>>11912888There are material limits to strength, doubt marios arms could physically take this kind of stress without dislocating and promptly separating themselves from mario. It would also be pretty hard to get the process started, essentially the move is just a hammer throw except the weight is very high.
The real trouble in actually figuring out the physics is figuring out how big bowser is. You could make the assumption that mario is 1.6m shorty which would but bowser at the elephant++ size, let's say 20 tons to be conservative though the actual size might vary. Then again you could assume princes peach is actually the size of a human female at say 1.5-1.7m, which would put mario at 1 to 1.2m or so and bowsers weight at much lower 5-10 tons range.
Highest ever weight lifted by a human is in the 3 ton range (without leverage of course) but you would need much more strength than that to start a hammer throw with that kind of weight.
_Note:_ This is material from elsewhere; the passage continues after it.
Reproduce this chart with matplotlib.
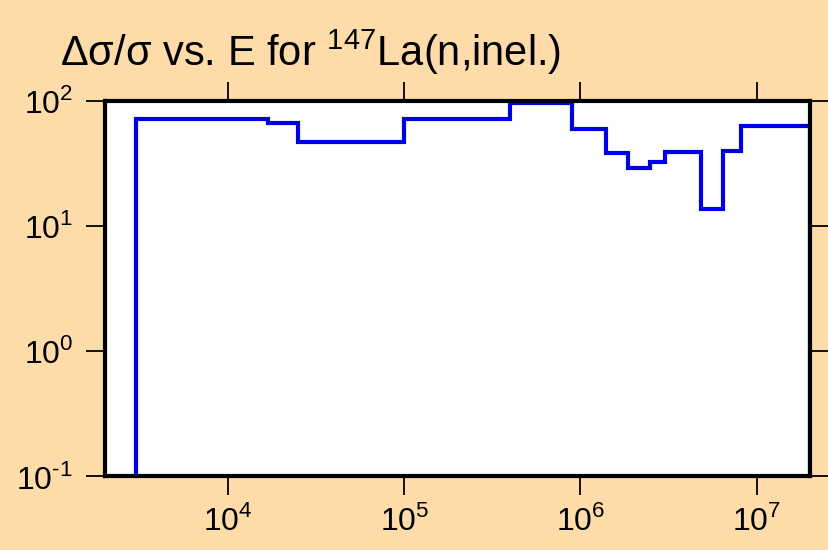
import numpy as np
import matplotlib
matplotlib.use("Agg")
import matplotlib.pyplot as plt
from matplotlib.ticker import FuncFormatter, NullLocator

# Bornes des groupes en énergie (eV) et incertitudes relatives (%)
bornes_E = [3.0e3, 1.68e4, 2.48e4, 1.0e5, 4.0e5, 9.0e5, 1.39e6, 1.85e6,
            2.47e6, 3.0e6, 4.82e6, 6.45e6, 8.2e6, 2.0e7]
incertitudes = [72, 66, 47, 72, 96.5, 60, 38.2, 29.1, 32.3, 39.3, 13.7, 39.8, 62.8]

plt.rcParams['font.family'] = ['Liberation Sans', 'DejaVu Sans']
plt.rcParams['mathtext.fontset'] = 'custom'
plt.rcParams['mathtext.rm'] = 'Liberation Sans'

fond = '#fddcaa'
fig = plt.figure(figsize=(8.29, 5.5), dpi=100, facecolor=fond)
ax = fig.add_axes([0.1267, 0.1345, 0.85, 0.682])

# Histogramme en escalier, fermé jusqu'en bas
x = np.array(bornes_E)
y = np.array(incertitudes + [incertitudes[-1]])
xs = np.concatenate(([x[0]], x, [x[-1]]))
ys = np.concatenate(([1e-3], y[:-1], [y[-2], 1e-3]))
ax.step(xs[:-1], ys[:-1], where='post', color='#0000e6', lw=3, solid_joinstyle='miter')
ax.plot([x[-1], x[-1]], [incertitudes[-1], 1e-3], color='#0000e6', lw=3)

ax.set_xscale('log')
ax.set_yscale('log')
ax.set_xlim(2e3, 2e7)
ax.set_ylim(0.1, 100)
ax.xaxis.set_minor_locator(NullLocator())
ax.yaxis.set_minor_locator(NullLocator())
ax.set_xticks([1e4, 1e5, 1e6, 1e7])
ax.set_yticks([0.1, 1, 10, 100])


def puissance(v, pos):
    n = int(round(np.log10(v)))
    return "10$^{\\mathdefault{%s}}$" % str(n).replace('-', '\u2010')


ax.xaxis.set_major_formatter(FuncFormatter(puissance))
ax.yaxis.set_major_formatter(FuncFormatter(puissance))

for cote in ax.spines.values():
    cote.set_linewidth(3)
ax.tick_params(which='major', direction='out', length=14, width=1.3,
               top=True, right=True, labelsize=23, pad=7, color='black')
ax.tick_params(axis='y', pad=9)

fig.text(0.072, 0.88, "Δσ/σ vs. E for $^{\\mathdefault{147}}$La(n,inel.)",
         fontsize=30, ha='left', va='baseline')

fig.savefig('out.png', dpi=100, facecolor=fond)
So you would probably need to have at least 20 times the strength of a strongest human to pull it off. Again assuming your arms or bowsers tail can't simply break and that there is enough grip on the ground (most likely you would cement your feet into a concrete block and get some sort of freely rotating support frame to be the pivot instead of actually trying to use your feet. The figure seems reasonable since even "regular" humans can throw objects of 100-150 kilos around (think your scottish log throwing) so a maximally powered human x 20 might be just about enough to throw bowser like this
Interestingly though I believe a human could keep the motion going once it's started since the losses to friction and air resistance should be mostly minimal. If bowser was placed on some kind of friction less super conductor track you might not even need super strength to get the spin going but as that's not the case you need immense strength for the first rotation.